The pressure on Roy Hodgson, the Reds' new manager, is immense. Matching the expectations is going to be tough, and the lack of scoring over the first few weeks isn't helping. When asked about picking up a striker during the transfer window, Hodgson's response was that he looked but didn't see anything that fit with his needs. When pressed, he dropped this gem:
Maybe that player at the moment doesn't exist
That certainly is a refreshing stance. Instead of bringing in someone that may not fit with the club's culture or/and long-term plans, Hodgson decided doing nothing was the best option for his team.
Imagine if we approached decisions with this same thoughtfulness. Yes, I need something to fit, but sticking a round peg in a square hole may not get me where I need to go, and it may in fact put me back instead of helping me to drive forward.

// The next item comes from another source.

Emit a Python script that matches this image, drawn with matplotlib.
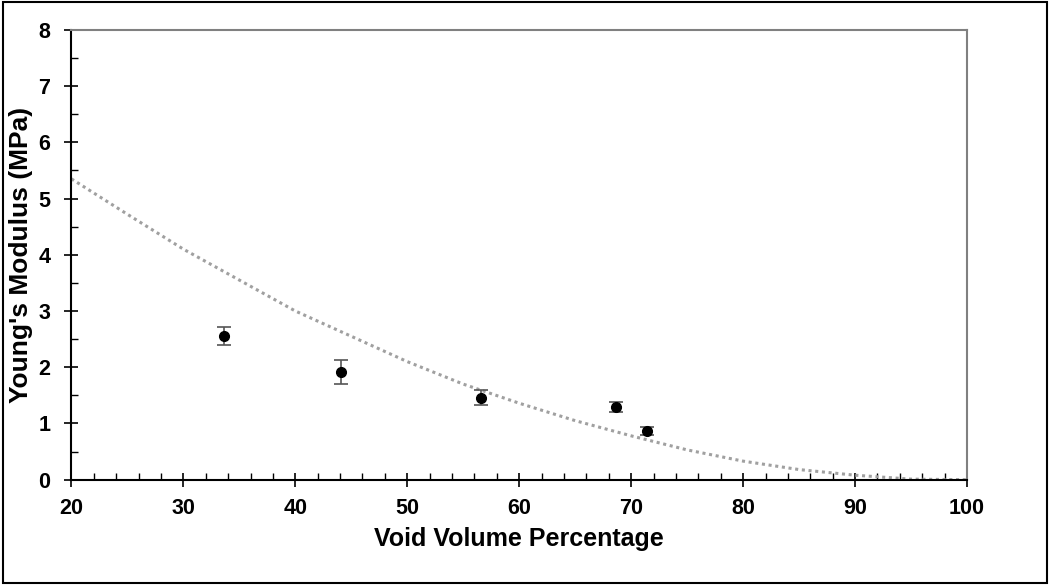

Getting the most of the resources currently in-house should be the goal of each manager, no matter in sport or in business. There needs to be a balance between the amount of resources needed to complete a project or goal and the costs associated a new resources immediate and long-term impact.
It's a thin line, and one that seems to shift frequently. But don't forget the option of doing nothing. Sometimes, you'll find a hidden gem (c'mon Pacheco).